Major supermarket chains in Britain are offering cash bonuses for lorry drivers, as Brexit and the coronavirus pandemic leaves tens of thousands of jobs unfilled and shop shelves increasingly empty.
Industry warnings of a crisis affecting supplies of everything from milk to sweets and tonic water have intensified, along with demands for the government to act fast or risk disruption leading up to Christmas.
"It's a perfect storm," Rob Hollyman, director of the haulage company North West Cargo, told AFP in an interview.
His company owns 160 trucks, but is struggling to fill up to 30 vacancies for drivers across its three depots in northwest England.
Nationwide, according to the Road Haulage Association (RHA), the shortfall runs to 100,000 lorry drivers -- out of a total trucking workforce of 300,000.
Like many other UK hauliers, North West Cargo used to fill its cabs with drivers from eastern Europe. But Britain's exit from the European Union and the introduction of onerous new visa rules triggered an exodus.
Meanwhile, an estimated 20,000 trainee British drivers are stuck in the pipeline, with the coronavirus pandemic causing a months-long backlog for licence tests.
And like other UK industries, road haulage is suffering a "pingdemic" caused by many drivers being told by a government app to self-isolate after coming into contact with someone who has tested positive for COVID-19.
"We have the work, but we don't have the drivers to do that," said Hollyman, who complained he is being outpriced by bigger operators as a bidding war opens up to entice new drivers.
"It's a big issue. There is a limited number of drivers in this country and all that is happening is that resource is being pulled in one direction," he said, referring to supermarket chains like Tesco.
Britain's biggest grocer has announced starting bonuses of £1,000 ($1,390, 1,175 euros) to lure new recruits to operate its heavy goods vehicles (HGVs).
The John Lewis Partnership, which runs the Waitrose chain of supermarkets, says it will raise its HGV driver salaries by up to £5,000 to ensure it can offer "market competitive rates".
"We're firefighting right now," said Shane Brennan, chief executive of the Cold Chain Federation, a logistics association.
"We're going to have interruptions on the shelves – we're resigned to that," he said in The Guardian newspaper.
Arla Foods UK, the country's biggest dairy supplier, was unable to deliver milk to 600 out of 2,400 stores in late July due to dwindling driver numbers.

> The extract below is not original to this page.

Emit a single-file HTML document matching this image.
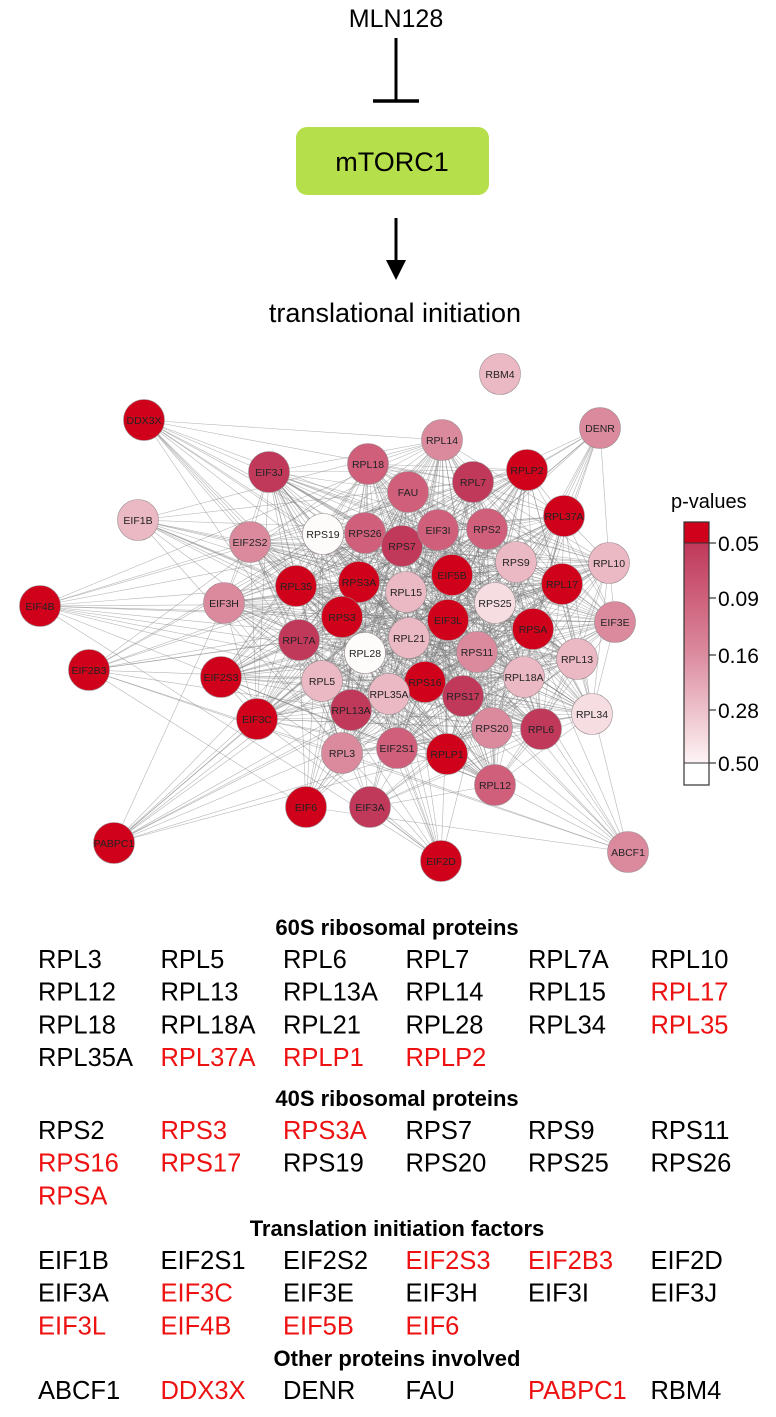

"We are trying to avoid a summer of disruption," managing director Ash Amirahmadi told BBC radio, urging the government to work with the industry "to recognise we are in a crisis and address the issue".
The government has so far responded by temporarily extending the legal working day for HGV drivers by one hour to 10 hours.
But the RHA called the relaxation a "sticking plaster" and, like Logistics UK, an industry group, is urging Prime Minister Boris Johnson and his government to open up short-term work visas for EU truckers.
"There will definitely still be a shortage of drivers until the New Year simply because there is still a very long queue of people waiting to take a driving test," Logistics UK's general manager for public policy, Alex Veitch, told AFP.
"We do struggle in the sector to recruit younger people and so that was always something that was a worry."
The average age of a British-born lorry driver is 50, according to Logistics UK, and in the first six months of 2020, 12,000 European drivers left the country altogether.
"We will have a difficult autumn," Veitch predicted, amid warnings of potential shortfalls in the crucial Christmas period if retailers are forced to prioritise deliveries of basic necessities.
Transport Secretary Grant Shapps said last month that "longer-term solutions must be led first and foremost by industry leaders", as he announced a package of support including streamlined licence tests.